Studying agriculture and agricultural economics in Ethiopia allowed me to get a close look at the poor performance of the agriculture sector and endemic rural poverty. Because of the influence of my father and the Student Movement I was also interested in problems of regional inequality and Ethiopia’s underdevelopment. In my search for a school for my graduate studies I stumbled upon the newly established SPRING Master’s Programme in 1986, recommended to me by a friend who was in the first batch. The story of me and SPRING is an enduring association that has been rewarding all along, and I am still in touch with some of my professors and friends at SPRING.

How did you experience your stay in Germany and at TU Dortmund University?

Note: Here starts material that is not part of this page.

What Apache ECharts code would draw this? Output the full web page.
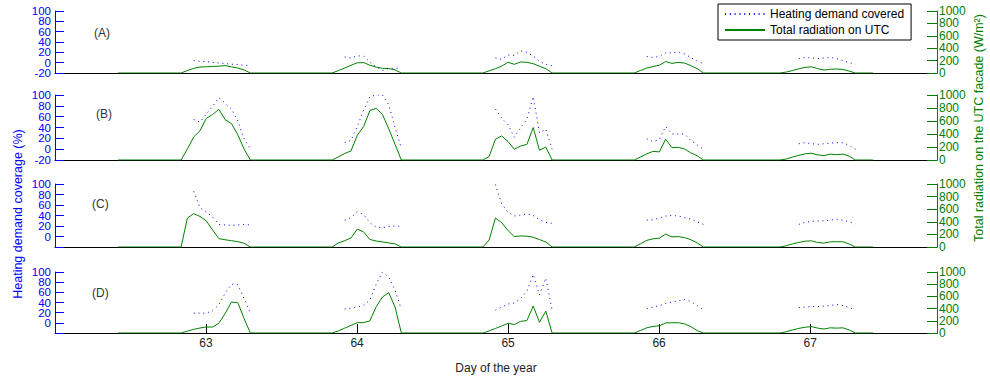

My stay in Germany and at TU Dortmund was very fulfilling. The modular structure of the SPRING Master suited my personal preference for seeking academic space and the freedom that enables me to think for myself. The professors were accessible and supportive, provided guidance and supervision in a way that did not stifle the student’s creativity and quest. During my stay I visited many places both on study excursions and also on a personal basis. In both, I learnt immensely from my observations, which became a life-long experience. Unlike some acquaintances, there were no occasions when I did not feel at home in Germany, nor did I have a negative encounter with a German. I am so unable to come up with such experiences that I am afraid I might come over as excessively “Germanophile”. I made many friends during my stay in Germany and these friendships have lasted for over 35 years now. 

Regarding your job for the NBI, how have you benefited from SPRING?

The NBI aims to bring the Nile riparian states together to harness the potentials of the river. We work to foster cooperative socio-economic development, fight poverty, reverse environmental degradation and build a cooperative transboundary water management regime. We try hard to ensure the sustainability of the Nile and its ecosystem and to build a common institution of the riparian states that does away with the adverse legacies of colonialism. To sum it up, we want to build regional peace and security by avoiding any water conflicts. There is a strong spatial planning element in the work I do, because NBI strives to manage the Nile, both in spatial and hydrological terms, as one integrated unit. After all, the Nile does not “recognize” the artificial political boundaries so that what happens upstream affects downstream and vice versa. Because of this interdependency, we need to reconcile the development needs of riparian countries along with the stakeholders within countries that strive to access the finite Nile waters. We see it as our responsibility to take over the “custodianship”, to protect and conserve the Nile and the life system it supports. So, yes, the spatial planning orientation I acquired at SPRING has come in handy in my job.

 

Personal details:

Wubalem Fekade (62) graduated from the University of Science and Technology (now Kwame Nkrumah University) in Kumasi/Ghana where he had spent the second year of his SPRING studies. Because of earlier political activism, he was unable to return to his home country Ethiopia and was compelled to do his Ph.D. field research in Tanzania. He then moved to the United States where he joined the Center for International Development and Conflict Management at the University of Maryland. After several other appointments, amongst other things working in an EU-interuniversity consortium research project together with his friend and colleague Dr Johannes Lückenkötter of TU Dortmund University, he joined the NBI. Today, he heads the Social Development and Communication unit at a regional office of the NBI in Addis Ababa.